Although the issue has not been the subject of extensive argument before me, it would appear that where the order appointing a receiver does not contain specific provisions for discharge, and directions are not given with the judgment, it would generally be necessary to make application to the court for an order of discharge and related directions.[2] The receiver, if he or she had already passed the final accounts, would receive notice of the application. If the receiver had not passed his or her accounts at that stage, the order of discharge would usually give directions for the passing of the accounts.[3]

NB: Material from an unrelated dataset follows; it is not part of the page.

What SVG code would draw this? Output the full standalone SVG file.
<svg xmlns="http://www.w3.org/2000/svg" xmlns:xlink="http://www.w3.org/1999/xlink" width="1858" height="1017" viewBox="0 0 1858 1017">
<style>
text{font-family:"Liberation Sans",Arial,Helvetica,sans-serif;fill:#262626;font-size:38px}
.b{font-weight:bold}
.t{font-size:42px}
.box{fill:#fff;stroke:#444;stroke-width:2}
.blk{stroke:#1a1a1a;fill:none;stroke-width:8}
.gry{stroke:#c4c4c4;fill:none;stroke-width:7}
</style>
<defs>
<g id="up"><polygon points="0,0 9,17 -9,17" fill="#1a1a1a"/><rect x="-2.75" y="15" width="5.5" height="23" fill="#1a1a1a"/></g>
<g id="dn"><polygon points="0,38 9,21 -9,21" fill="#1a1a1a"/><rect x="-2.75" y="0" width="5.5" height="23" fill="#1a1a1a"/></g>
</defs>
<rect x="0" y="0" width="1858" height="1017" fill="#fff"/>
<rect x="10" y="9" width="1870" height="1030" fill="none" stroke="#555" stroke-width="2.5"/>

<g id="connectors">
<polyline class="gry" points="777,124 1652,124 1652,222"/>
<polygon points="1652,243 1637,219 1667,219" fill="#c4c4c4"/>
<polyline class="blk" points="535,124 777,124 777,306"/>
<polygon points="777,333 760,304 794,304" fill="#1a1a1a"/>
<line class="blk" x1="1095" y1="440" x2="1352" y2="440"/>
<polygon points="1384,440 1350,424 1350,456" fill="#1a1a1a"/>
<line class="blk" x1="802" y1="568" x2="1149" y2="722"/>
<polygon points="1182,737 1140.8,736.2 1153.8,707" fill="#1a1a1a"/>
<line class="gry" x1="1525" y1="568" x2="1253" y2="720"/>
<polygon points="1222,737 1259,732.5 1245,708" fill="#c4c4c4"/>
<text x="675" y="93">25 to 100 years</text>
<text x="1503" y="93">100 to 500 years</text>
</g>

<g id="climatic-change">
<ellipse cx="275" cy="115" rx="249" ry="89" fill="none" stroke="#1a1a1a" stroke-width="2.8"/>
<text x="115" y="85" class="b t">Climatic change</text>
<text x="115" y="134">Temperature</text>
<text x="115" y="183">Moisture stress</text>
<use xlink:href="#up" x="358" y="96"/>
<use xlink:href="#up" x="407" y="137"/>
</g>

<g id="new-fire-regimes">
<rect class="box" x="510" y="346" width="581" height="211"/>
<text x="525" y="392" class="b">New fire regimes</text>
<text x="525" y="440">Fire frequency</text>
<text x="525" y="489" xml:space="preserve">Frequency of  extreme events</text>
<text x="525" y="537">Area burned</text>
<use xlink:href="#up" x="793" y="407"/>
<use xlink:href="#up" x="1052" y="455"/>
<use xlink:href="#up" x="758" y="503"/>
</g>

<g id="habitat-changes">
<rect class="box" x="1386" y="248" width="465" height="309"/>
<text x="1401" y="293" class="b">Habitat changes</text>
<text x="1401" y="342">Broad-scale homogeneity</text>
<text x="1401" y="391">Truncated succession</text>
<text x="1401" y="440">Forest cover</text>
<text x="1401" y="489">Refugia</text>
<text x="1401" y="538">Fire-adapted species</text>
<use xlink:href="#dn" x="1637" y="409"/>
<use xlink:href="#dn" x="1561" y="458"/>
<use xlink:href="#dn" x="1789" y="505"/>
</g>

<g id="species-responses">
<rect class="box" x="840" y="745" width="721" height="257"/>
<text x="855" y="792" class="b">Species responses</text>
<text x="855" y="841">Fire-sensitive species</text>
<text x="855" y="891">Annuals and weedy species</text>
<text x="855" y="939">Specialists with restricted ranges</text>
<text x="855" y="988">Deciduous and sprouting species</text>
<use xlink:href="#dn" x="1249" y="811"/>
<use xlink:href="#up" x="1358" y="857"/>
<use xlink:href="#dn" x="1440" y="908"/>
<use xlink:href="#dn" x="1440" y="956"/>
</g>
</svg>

[2]See authorities cited in O’Donovan, supra, paras 30-90.
[3]Ibid, para 30-130.
Further, it would appear that a receiver may approach the court and seek an order for release from particular liabilities, on the basis of appropriate material upon discharge. In IRTC v Hoogstraten (CA) [1984] 3 WLR 933 at 944 Dillon LJ observed that:
“It has always been recognised that the court has power, by making an order for release and discharge, to protect its officer, whether a sequestrator or a receiver, from all liability for acts done in the course of his duties. As I have indicated earlier in this judgment, it would be wrong to exercise this power without first investigating or making provision for the investigation of claims of which the court has notice.”
Conclusion
The power of the courts to make an order for costs is, by s.24 of the Supreme Court Act, within the discretion of the court. The discretion must be exercised judicially. In all the circumstances, for the reasons outlined above, I do not consider that the third defendant’s conduct in seeking an adjournment on 18 March 2002 was such as to justify an order that the third defendant pay the plaintiff’s costs of the hearing on 22 March 2002.
There may ultimately be a further issue to be decided in relation to this proceeding. On 22 March 2002, the court was unable in the time available to consider in detail the material adduced by the third defendant. The third defendant sought orders, including orders addressing the re‑appointment of the trustee (if removed by the appointment of the receiver), the discharge of the receiver, the submission of accounts and delivery up. While those orders were not opposed by the plaintiff, the plaintiff refused to consent to an undertaking and an order requiring payment of certain taxation liabilities, which were sought by the third defendant.
The parties were unable to agree, and as Warren J was unable to hear the matter, the trial of the proceeding was adjourned to a date to be fixed.
In the intervening period, the receiver’s concerns about his liabilities have been resolved. The parties are agreed that the receiver should now be discharged.
In ordering the adjournment on 22 March 2002, Warren J required the receiver, Mr McVeigh to “proffer in a personal capacity to abide by any order the court may make as to damages in case the court should hereafter be of the opinion that the plaintiff or the second defendant shall have sustained any by reason of the adjournment herein which the receiver ought to pay”.
Although there is no evidence currently before the court, Mr Schlicht, counsel for the plaintiff, has foreshadowed that in future an application for assessment of damage might be made. In making such an assessment, it may be necessary for the court to consider further the matters raised at the hearing on 22 March 2002. It is unnecessary for me to do so now. At this stage, it is necessary only to make an order providing for liberty to apply for such an assessment.